Tue | Sep 19, 2017

Promoters abandon local sponsors for big cheques abroad

Published:Sunday | July 30, 2017 | 7:00 AMCurtis Campbell
BRT promoters Chris Foster (left) and Hans Mullings
Patrons enjoy water, paint, at BRT Weekend Jouvert Breakfast Party in Atlantic City, recently.
1
2

Local promoters have been making their way overseas to host events in different cities. However, in so doing, it would appear that some Jamaican supporters are not the only persons left behind. but so are the sponsors.

According to BRT Weekend promoter Hans Mullings, while hosting events overseas can be profitable, overseas-based sponsors have a different view on numbers than those based in Jamaica. He says that since the United States has more than 300 million people, sponsors are not amazed when they are handed a sponsorship proposal which says that an event can pull 3,000 patrons.

"When you go to sponsors and say you can pull 3,000 or 4,000 patrons, that is like a drop in the bucket. Those numbers mean nothing to them," he said.

"We are working with the tourist board in different countries, and we are bringing in people to each country, so we do get a level of support in that regard. However, I can't allow sponsorship to drive my event because it was not sponsorship that gave us the start anyway. I have worked with several companies in Jamaica and have received sponsorship, but if you are not in the 500,000, or you are not into baseball, or something like that, sponsorship is very weak in the US."

Mullings, therefore, advises promoters to invest in their own brands and be bold enough to try regardless of the challenges.

"What you have to do is dip in your pocket, spend your own money, have confidence in what you are doing and just go all out, and that is what we did. People love to travel, especially women, and they always manage to pull the men behind them," he said.

Local promoter Fabian Lawless took his Marco Polo water party overseas in recent times. He says that his team has never tried to seek sponsorship overseas since the guidelines to host events in foreign lands are different from Jamaica.

He, believes however, that the ability to fill a stadium or Madison Square Gardens would be the best bet to win the attention of US sponsors.

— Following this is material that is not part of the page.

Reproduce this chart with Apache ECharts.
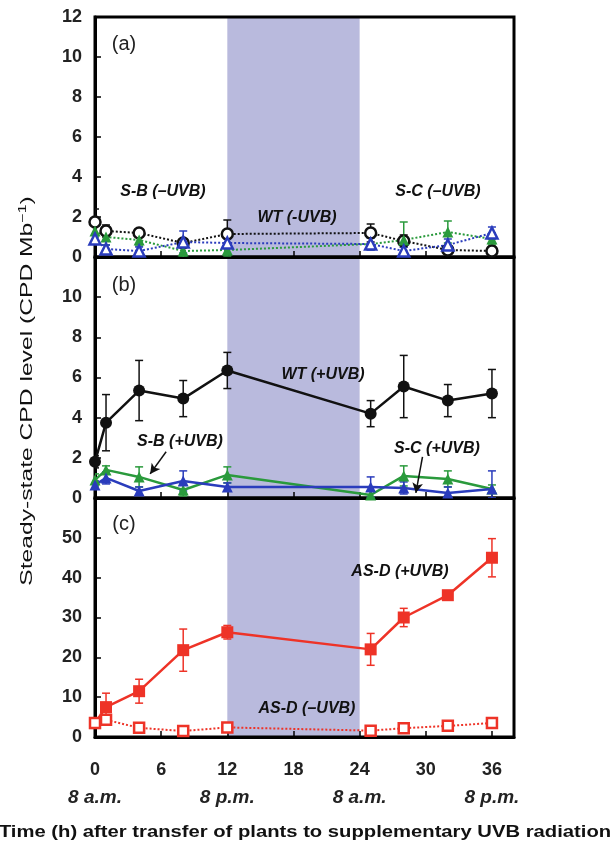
<!DOCTYPE html>
<html>
<head>
<meta charset="utf-8">
<script src="https://cdn.jsdelivr.net/npm/echarts/dist/echarts.min.js"></script>
<style>html,body{margin:0;padding:0;background:#fff;}#c{width:611px;height:845px;}</style>
</head>
<body>
<div id="c"></div>
<script>
// ---- data ----
const hours = [0, 1, 4, 8, 12, 25, 28, 32, 36];
// panel (a): -UVB
const wtMinus = [1.75, 1.3, 1.2, 0.7, 1.15, 1.2, 0.8, 0.35, 0.3];
const wtMinusErr = [0.65, 0.3, 0.2, 0.2, 0.7, 0.45, 0.3, 0.2, 0.2];
const sbMinus = [1.3, 1.0, 0.85, 0.3, 0.35, 0.65, 0.85, 1.25, 0.9];
const sbMinusErr = [0.3, 0.4, 0.3, 0.3, 0.3, 0.3, 0.9, 0.55, 0.3];
const scMinus = [0.9, 0.4, 0.3, 0.75, 0.7, 0.65, 0.3, 0.6, 1.2];
const scMinusErr = [0.2, 0.2, 0.2, 0.55, 0.2, 0.3, 0.2, 0.3, 0.3];
// panel (b): +UVB
const wtPlus = [1.8, 3.75, 5.35, 4.95, 6.35, 4.2, 5.55, 4.85, 5.2];
const wtPlusErr = [0.3, 1.4, 1.5, 0.9, 0.9, 0.65, 1.55, 0.8, 1.2];
const sbPlus = [0.9, 1.4, 1.05, 0.4, 1.15, 0.15, 1.1, 0.95, 0.45];
const sbPlusErr = [0.3, 0.2, 0.5, 0.3, 0.4, 0.2, 0.5, 0.4, 0.2];
const scPlus = [0.65, 1.0, 0.35, 0.85, 0.55, 0.55, 0.5, 0.25, 0.45];
const scPlusErr = [0.2, 0.3, 0.2, 0.5, 0.2, 0.5, 0.3, 0.3, 0.9];
// panel (c): AS-D
const asdPlus = [3.5, 7.5, 11.5, 21.8, 26.3, 22.0, 30.0, 35.6, 45.0];
const asdPlusErr = [0.5, 3.5, 3.0, 5.3, 1.7, 4.0, 2.3, 1.0, 4.8];
const asdMinus = [3.5, 4.3, 2.3, 1.5, 2.4, 1.6, 2.2, 2.8, 3.5];
const asdMinusErr = [0.3, 0.8, 0.5, 0.4, 0.5, 0.3, 0.4, 0.5, 0.5];
// dark period band (h)
const darkPeriod = [12, 24];
// axis ticks
const xTicks = [0, 6, 12, 18, 24, 30, 36];
const clockLabels = ['8 a.m.', '', '8 p.m.', '', '8 a.m.', '', '8 p.m.'];
const yMaxAB = 12, yMaxC = 60;
const xTitle = 'Time (h) after transfer of plants to supplementary UVB radiation';

// ---- styling ----
const FONT = '"Liberation Sans", Arial, Helvetica, sans-serif';
const BLACK = '#111', GREEN = '#2a9a3c', BLUE = '#2a3cbc', RED = '#ee3327', BAND = '#b9badd';

const grids = [
  {left: 95, width: 419, top: 17, height: 240},
  {left: 95, width: 419, top: 257, height: 241},
  {left: 95, width: 419, top: 498, height: 239}
].map(g => Object.assign(g, {show: true, borderColor: '#000', borderWidth: 3, backgroundColor: 'transparent', z: 1}));

function xAxis(i, bottom) {
  return {
    type: 'value', gridIndex: i, min: 0, max: 38, interval: 6, z: 1,
    axisLine: {show: true, lineStyle: {color: '#000', width: 3}},
    axisTick: {show: true, inside: true, length: 6, lineStyle: {color: '#000', width: 1.5}},
    splitLine: {show: false},
    axisLabel: bottom ? {
      show: true, margin: 19, showMaxLabel: false,
      formatter: v => {
        const k = xTicks.indexOf(v);
        if (k < 0) return '';
        return '{n|' + v + '}\n{t|' + (clockLabels[k] || ' ') + '}';
      },
      rich: {
        n: {fontFamily: FONT, fontSize: 18, fontWeight: 'bold', color: '#222', lineHeight: 28},
        t: {fontFamily: FONT, fontSize: 19, fontWeight: 'bold', fontStyle: 'italic', color: '#222', lineHeight: 28}
      }
    } : {show: false}
  };
}
function yAxis(i, max, interval, showMax) {
  return {
    type: 'value', gridIndex: i, min: 0, max: max, interval: interval, z: 1,
    axisLine: {show: true, lineStyle: {color: '#000', width: 3}},
    axisTick: {show: true, inside: true, length: 6, lineStyle: {color: '#000', width: 1.5}},
    splitLine: {show: false},
    axisLabel: {show: true, margin: 13, showMaxLabel: showMax, fontFamily: FONT, fontSize: 18, fontWeight: 'bold', color: '#222'}
  };
}

function band(i, ymax) {
  return {
    type: 'custom', xAxisIndex: i, yAxisIndex: i, z: 0, silent: true,
    data: [[darkPeriod[0], darkPeriod[1], ymax]],
    renderItem: (p, api) => {
      const a = api.coord([api.value(0), api.value(2)]);
      const b = api.coord([api.value(1), 0]);
      return {type: 'rect', shape: {x: a[0], y: a[1], width: b[0] - a[0], height: b[1] - a[1]}, style: {fill: BAND}};
    }
  };
}
function errBars(i, vals, errs, color) {
  return {
    type: 'custom', xAxisIndex: i, yAxisIndex: i, z: 3, silent: true, clip: true,
    data: hours.map((h, k) => [h, Math.max(0, vals[k] - errs[k]), vals[k] + errs[k]]),
    renderItem: (p, api) => {
      const x = api.value(0);
      const lo = api.coord([x, api.value(1)]);
      const hi = api.coord([x, api.value(2)]);
      const w = 4;
      const st = {stroke: color, lineWidth: 1.5};
      return {type: 'group', children: [
        {type: 'line', shape: {x1: lo[0], y1: lo[1], x2: hi[0], y2: hi[1]}, style: st},
        {type: 'line', shape: {x1: hi[0] - w, y1: hi[1], x2: hi[0] + w, y2: hi[1]}, style: st},
        {type: 'line', shape: {x1: lo[0] - w, y1: lo[1], x2: lo[0] + w, y2: lo[1]}, style: st}
      ]};
    }
  };
}
function line(i, vals, color, symbol, hollow, dotted, size, extra) {
  return Object.assign({
    type: 'line', xAxisIndex: i, yAxisIndex: i, z: 4, silent: true, animation: false,
    data: hours.map((h, k) => [h, vals[k]]),
    symbol: symbol, symbolSize: size, showAllSymbol: true,
    lineStyle: {color: color, width: dotted ? 2 : 2.5, type: dotted ? [2, 2] : 'solid'},
    itemStyle: {color: hollow ? '#fff' : color, borderColor: color, borderWidth: hollow ? 2.5 : 0, opacity: 1}
  }, extra || {});
}
function arrow(from, to) {
  return {
    silent: true, symbol: ['none', 'arrow'], symbolSize: [8, 10],
    label: {show: false},
    lineStyle: {color: '#111', width: 1.5, type: 'solid'},
    data: [[{coord: from}, {coord: to}]]
  };
}

const series = [
  band(0, yMaxAB), band(1, yMaxAB), band(2, yMaxC),
  errBars(0, wtMinus, wtMinusErr, BLACK),
  errBars(0, sbMinus, sbMinusErr, GREEN),
  errBars(0, scMinus, scMinusErr, BLUE),
  line(0, wtMinus, BLACK, 'circle', true, true, 11),
  line(0, sbMinus, GREEN, 'triangle', false, true, 11),
  line(0, scMinus, BLUE, 'triangle', true, true, 11),
  errBars(1, wtPlus, wtPlusErr, BLACK),
  errBars(1, sbPlus, sbPlusErr, GREEN),
  errBars(1, scPlus, scPlusErr, BLUE),
  line(1, wtPlus, BLACK, 'circle', false, false, 12),
  line(1, sbPlus, GREEN, 'triangle', false, false, 11, {markLine: arrow([6.45, 2.3], [5.0, 1.2])}),
  line(1, scPlus, BLUE, 'triangle', false, false, 11, {markLine: arrow([29.7, 2.05], [29.1, 0.25])}),
  errBars(2, asdPlus, asdPlusErr, RED),
  errBars(2, asdMinus, asdMinusErr, RED),
  line(2, asdPlus, RED, 'rect', false, false, 12),
  line(2, asdMinus, RED, 'rect', true, true, 10)
];

function txt(x, y, s, opt, extra) {
  return Object.assign({type: 'text', x: x, y: y, z: 50, silent: true, style: Object.assign({
    text: s, fontFamily: FONT, fontSize: 16, fontWeight: 'bold', fontStyle: 'italic',
    fill: '#111', align: 'center', verticalAlign: 'middle'}, opt || {})}, extra || {});
}
const plain = {fontSize: 20, fontWeight: 'normal', fontStyle: 'normal', fill: '#222'};
const graphics = [
  txt(124, 44, '(a)', plain),
  txt(124, 285, '(b)', plain),
  txt(124, 524, '(c)', plain),
  txt(163, 192, 'S-B (–UVB)'),
  txt(297, 218, 'WT (-UVB)'),
  txt(438, 192, 'S-C (–UVB)'),
  txt(323, 375, 'WT (+UVB)'),
  txt(180, 442, 'S-B (+UVB)'),
  txt(437, 449, 'S-C (+UVB)'),
  txt(400, 572, 'AS-D (+UVB)'),
  txt(307, 709, 'AS-D (–UVB)'),
  // x-axis title
  txt(305, 832, xTitle, {fontSize: 17, fontStyle: 'normal', fill: '#111'}, {scaleX: 1.19}),
  // y-axis title (rotated)
  {type: 'text', x: 27, y: 391, rotation: Math.PI / 2, scaleX: 1.45, z: 50, silent: true,
   style: {text: '{m|Steady-state CPD level (CPD Mb}{s|−1}{m|)}', align: 'center', verticalAlign: 'middle',
     rich: {
       m: {fontFamily: FONT, fontSize: 17, fill: '#111', lineHeight: 20},
       s: {fontFamily: FONT, fontSize: 11, fill: '#111', lineHeight: 20, padding: [0, 0, 9, 0]}
     }}}
];

const chart = echarts.init(document.getElementById('c'), null, {renderer: 'canvas'});
chart.setOption({
  animation: false,
  backgroundColor: '#fff',
  grid: grids,
  xAxis: [xAxis(0, false), xAxis(1, false), xAxis(2, true)],
  yAxis: [yAxis(0, yMaxAB, 2, true), yAxis(1, yMaxAB, 2, false), yAxis(2, yMaxC, 10, false)],
  series: series,
  graphic: graphics
});
</script>
</body>
</html>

"We are never satisfied with what we are getting, and we just have to work to get to the Madison Square Gardens stage. That, however, takes a lot of risks and investment, and most times, we are not prepared to take those risks," he said.

He also noted that hosting events in the US is worth the hassle since the US to Jamaican exchange rate often works in the favour of the promoter.

"When we host events in the US, the production and marketing comes out of our pockets, unlike Jamaica, where sponsors would take care of that. However, if I pull 4,000 patrons in Jamaica with sponsorship and 4,000 patrons in the US without sponsorship, I can guarantee that I will make more from the US, event than the one in Jamaica. We can charge more in the US and when the money change, it's a better result," he said.

Despite the negative effects of the bothersome Noise Abatement Act, which has been like salt in the wounds of Jamaican promoters, the rules in the US that govern noise pollution are far more rigid.

All events are expected to conclude in the time allotted, unlike the Jamaican system, which sometimes sees police officers using their discretion.